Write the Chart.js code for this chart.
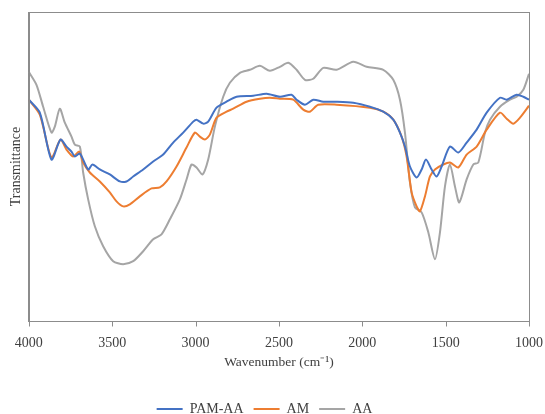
<!DOCTYPE html>
<html>
<head>
<meta charset="utf-8">
<script src="https://cdn.jsdelivr.net/npm/chart.js@4/dist/chart.umd.min.js"></script>
<style>
  html, body { margin: 0; padding: 0; background: #fff; }
  #wrap { width: 545px; height: 414px; }
</style>
</head>
<body>
<div id="wrap"><canvas id="ftirChart"></canvas></div>
<script>
// FTIR spectra, transmittance in arbitrary units
const pamWn = [4000,3934,3864,3810,3774,3744,3724,3694,3644,3618,3574,3514,3454,3414,3374,3314,3254,3194,3134,3074,3014,2994,2954,2924,2874,2814,2754,2654,2574,2494,2424,2394,2344,2294,2234,2154,2054,1954,1874,1814,1774,1744,1714,1674,1644,1618,1584,1554,1524,1474,1424,1374,1314,1254,1174,1134,1074,1034,1000];
const pamT = [222,209,162,182,175,170,165,168,152,157,152,147,140,140,145,152,160,167,179,189,200,202,198,200,214,220,225,226,228,225,227,222,217,222,220,220,219,215,210,202,189,175,155,144,152,162,152,145,155,175,169,179,192,209,224,222,227,225,222];

const amWn = [4000,3934,3864,3810,3774,3734,3698,3674,3634,3574,3514,3474,3434,3394,3334,3264,3214,3174,3114,3054,3004,2974,2944,2914,2874,2814,2774,2694,2614,2554,2494,2414,2354,2314,2264,2154,1954,1874,1814,1764,1734,1704,1674,1654,1624,1594,1564,1514,1474,1424,1374,1314,1254,1174,1134,1094,1054,1000];
const amT = [222,207,164,182,172,165,170,159,149,140,129,120,115,117,125,133,134,140,155,174,189,185,182,187,204,210,213,220,223,224,223,222,212,210,217,217,214,210,202,185,165,129,115,110,125,145,152,157,159,154,167,175,192,209,203,198,204,216];

const aaWn = [4000,3954,3914,3864,3844,3814,3784,3744,3724,3694,3674,3644,3604,3554,3494,3434,3374,3314,3254,3204,3154,3094,3054,3024,2994,2958,2924,2884,2834,2794,2734,2674,2614,2554,2494,2444,2394,2344,2294,2234,2154,2054,1974,1874,1814,1774,1744,1714,1684,1644,1604,1564,1534,1504,1474,1444,1418,1374,1334,1304,1264,1234,1174,1114,1074,1034,1000];
const aaT = [250,237,215,189,195,213,199,185,177,175,149,122,95,75,60,57,60,70,82,87,102,122,142,157,154,147,162,195,225,239,249,252,256,251,255,259,252,242,243,254,252,260,255,252,242,222,189,139,114,109,89,62,89,135,157,135,119,142,157,159,189,202,215,222,225,232,248];

const xTicks = [4000, 3500, 3000, 2500, 2000, 1500, 1000];

function toPoints(xs, ys) {
  return xs.map((x, i) => ({ x: x, y: ys[i] }));
}

const serif = "'Liberation Serif', 'Times New Roman', serif";
const axisGray = '#8c8c8c';

// frame round the plot area plus short tick marks under the x axis
const frame = {
  id: 'frame',
  afterDraw(chart) {
    const a = chart.chartArea, c = chart.ctx;
    const xs = chart.scales.x;
    c.save();
    c.strokeStyle = axisGray;
    c.lineWidth = 1;
    c.strokeRect(Math.round(a.left) + 0.5, Math.round(a.top) + 0.5,
                 Math.round(a.right - a.left), Math.round(a.bottom - a.top));
    const yb = Math.round(a.bottom) + 0.5;
    c.beginPath();
    xTicks.forEach(v => {
      const px = Math.round(xs.getPixelForValue(v)) + 0.5;
      c.moveTo(px, yb);
      c.lineTo(px, yb + 5);
    });
    c.stroke();
    c.restore();
  }
};

new Chart(document.getElementById('ftirChart'), {
  type: 'line',
  data: {
    datasets: [
      { label: 'PAM-AA', data: toPoints(pamWn, pamT), borderColor: '#4472C4', backgroundColor: '#4472C4', borderWidth: 2 },
      { label: 'AM', data: toPoints(amWn, amT), borderColor: '#ED7D31', backgroundColor: '#ED7D31', borderWidth: 2 },
      { label: 'AA', data: toPoints(aaWn, aaT), borderColor: '#A5A5A5', backgroundColor: '#A5A5A5', borderWidth: 2 }
    ]
  },
  options: {
    responsive: true,
    maintainAspectRatio: false,
    animation: false,
    layout: { padding: { top: 12, left: 0, right: 16, bottom: -12 } },
    elements: {
      line: { tension: 0.25 },
      point: { radius: 0 }
    },
    plugins: {
      legend: {
        position: 'bottom',
        labels: {
          usePointStyle: true,
          pointStyle: 'line',
          pointStyleWidth: 26,
          color: '#404040',
          font: { family: serif, size: 14 },
          padding: 10
        }
      },
      tooltip: { enabled: false }
    },
    scales: {
      x: {
        type: 'linear',
        reverse: true,
        min: 1000,
        max: 4000,
        afterBuildTicks: axis => { axis.ticks = xTicks.map(v => ({ value: v })); },
        ticks: { color: '#404040', font: { family: serif, size: 14 }, padding: 0, maxRotation: 0, callback: v => String(v) },
        grid: { drawOnChartArea: false, drawTicks: true, tickLength: 14, tickColor: 'rgba(0,0,0,0)' },
        border: { color: axisGray },
        title: { display: true, text: 'Wavenumber (cm⁻¹)', color: '#404040', font: { family: serif, size: 13.5 }, padding: { top: 3, bottom: 21 } }
      },
      y: {
        min: 0,
        max: 310,
        ticks: { display: false },
        grid: { display: false, drawTicks: false },
        border: { color: axisGray },
        title: { display: true, text: 'Transmittance', color: '#404040', font: { family: serif, size: 14 }, padding: { top: 8, bottom: 4 } }
      }
    }
  },
  plugins: [frame]
});
</script>
</body>
</html>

**What this task involves:** Give an exact reproduction of every line, leaving out any picture.

**Worked answer:**
Write the Chart.js code for this chart.
<!DOCTYPE html>
<html>
<head>
<meta charset="utf-8">
<script src="https://cdn.jsdelivr.net/npm/chart.js@4/dist/chart.umd.min.js"></script>
<style>
  html, body { margin: 0; padding: 0; background: #fff; }
  #wrap { width: 545px; height: 414px; }
</style>
</head>
<body>
<div id="wrap"><canvas id="ftirChart"></canvas></div>
<script>
// FTIR spectra, transmittance in arbitrary units
const pamWn = [4000,3934,3864,3810,3774,3744,3724,3694,3644,3618,3574,3514,3454,3414,3374,3314,3254,3194,3134,3074,3014,2994,2954,2924,2874,2814,2754,2654,2574,2494,2424,2394,2344,2294,2234,2154,2054,1954,1874,1814,1774,1744,1714,1674,1644,1618,1584,1554,1524,1474,1424,1374,1314,1254,1174,1134,1074,1034,1000];
const pamT = [222,209,162,182,175,170,165,168,152,157,152,147,140,140,145,152,160,167,179,189,200,202,198,200,214,220,225,226,228,225,227,222,217,222,220,220,219,215,210,202,189,175,155,144,152,162,152,145,155,175,169,179,192,209,224,222,227,225,222];

const amWn = [4000,3934,3864,3810,3774,3734,3698,3674,3634,3574,3514,3474,3434,3394,3334,3264,3214,3174,3114,3054,3004,2974,2944,2914,2874,2814,2774,2694,2614,2554,2494,2414,2354,2314,2264,2154,1954,1874,1814,1764,1734,1704,1674,1654,1624,1594,1564,1514,1474,1424,1374,1314,1254,1174,1134,1094,1054,1000];
const amT = [222,207,164,182,172,165,170,159,149,140,129,120,115,117,125,133,134,140,155,174,189,185,182,187,204,210,213,220,223,224,223,222,212,210,217,217,214,210,202,185,165,129,115,110,125,145,152,157,159,154,167,175,192,209,203,198,204,216];

const aaWn = [4000,3954,3914,3864,3844,3814,3784,3744,3724,3694,3674,3644,3604,3554,3494,3434,3374,3314,3254,3204,3154,3094,3054,3024,2994,2958,2924,2884,2834,2794,2734,2674,2614,2554,2494,2444,2394,2344,2294,2234,2154,2054,1974,1874,1814,1774,1744,1714,1684,1644,1604,1564,1534,1504,1474,1444,1418,1374,1334,1304,1264,1234,1174,1114,1074,1034,1000];
const aaT = [250,237,215,189,195,213,199,185,177,175,149,122,95,75,60,57,60,70,82,87,102,122,142,157,154,147,162,195,225,239,249,252,256,251,255,259,252,242,243,254,252,260,255,252,242,222,189,139,114,109,89,62,89,135,157,135,119,142,157,159,189,202,215,222,225,232,248];

const xTicks = [4000, 3500, 3000, 2500, 2000, 1500, 1000];

function toPoints(xs, ys) {
  return xs.map((x, i) => ({ x: x, y: ys[i] }));
}

const serif = "'Liberation Serif', 'Times New Roman', serif";
const axisGray = '#8c8c8c';

// frame round the plot area plus short tick marks under the x axis
const frame = {
  id: 'frame',
  afterDraw(chart) {
    const a = chart.chartArea, c = chart.ctx;
    const xs = chart.scales.x;
    c.save();
    c.strokeStyle = axisGray;
    c.lineWidth = 1;
    c.strokeRect(Math.round(a.left) + 0.5, Math.round(a.top) + 0.5,
                 Math.round(a.right - a.left), Math.round(a.bottom - a.top));
    const yb = Math.round(a.bottom) + 0.5;
    c.beginPath();
    xTicks.forEach(v => {
      const px = Math.round(xs.getPixelForValue(v)) + 0.5;
      c.moveTo(px, yb);
      c.lineTo(px, yb + 5);
    });
    c.stroke();
    c.restore();
  }
};

new Chart(document.getElementById('ftirChart'), {
  type: 'line',
  data: {
    datasets: [
      { label: 'PAM-AA', data: toPoints(pamWn, pamT), borderColor: '#4472C4', backgroundColor: '#4472C4', borderWidth: 2 },
      { label: 'AM', data: toPoints(amWn, amT), borderColor: '#ED7D31', backgroundColor: '#ED7D31', borderWidth: 2 },
      { label: 'AA', data: toPoints(aaWn, aaT), borderColor: '#A5A5A5', backgroundColor: '#A5A5A5', borderWidth: 2 }
    ]
  },
  options: {
    responsive: true,
    maintainAspectRatio: false,
    animation: false,
    layout: { padding: { top: 12, left: 0, right: 16, bottom: -12 } },
    elements: {
      line: { tension: 0.25 },
      point: { radius: 0 }
    },
    plugins: {
      legend: {
        position: 'bottom',
        labels: {
          usePointStyle: true,
          pointStyle: 'line',
          pointStyleWidth: 26,
          color: '#404040',
          font: { family: serif, size: 14 },
          padding: 10
        }
      },
      tooltip: { enabled: false }
    },
    scales: {
      x: {
        type: 'linear',
        reverse: true,
        min: 1000,
        max: 4000,
        afterBuildTicks: axis => { axis.ticks = xTicks.map(v => ({ value: v })); },
        ticks: { color: '#404040', font: { family: serif, size: 14 }, padding: 0, maxRotation: 0, callback: v => String(v) },
        grid: { drawOnChartArea: false, drawTicks: true, tickLength: 14, tickColor: 'rgba(0,0,0,0)' },
        border: { color: axisGray },
        title: { display: true, text: 'Wavenumber (cm⁻¹)', color: '#404040', font: { family: serif, size: 13.5 }, padding: { top: 3, bottom: 21 } }
      },
      y: {
        min: 0,
        max: 310,
        ticks: { display: false },
        grid: { display: false, drawTicks: false },
        border: { color: axisGray },
        title: { display: true, text: 'Transmittance', color: '#404040', font: { family: serif, size: 14 }, padding: { top: 8, bottom: 4 } }
      }
    }
  },
  plugins: [frame]
});
</script>
</body>
</html>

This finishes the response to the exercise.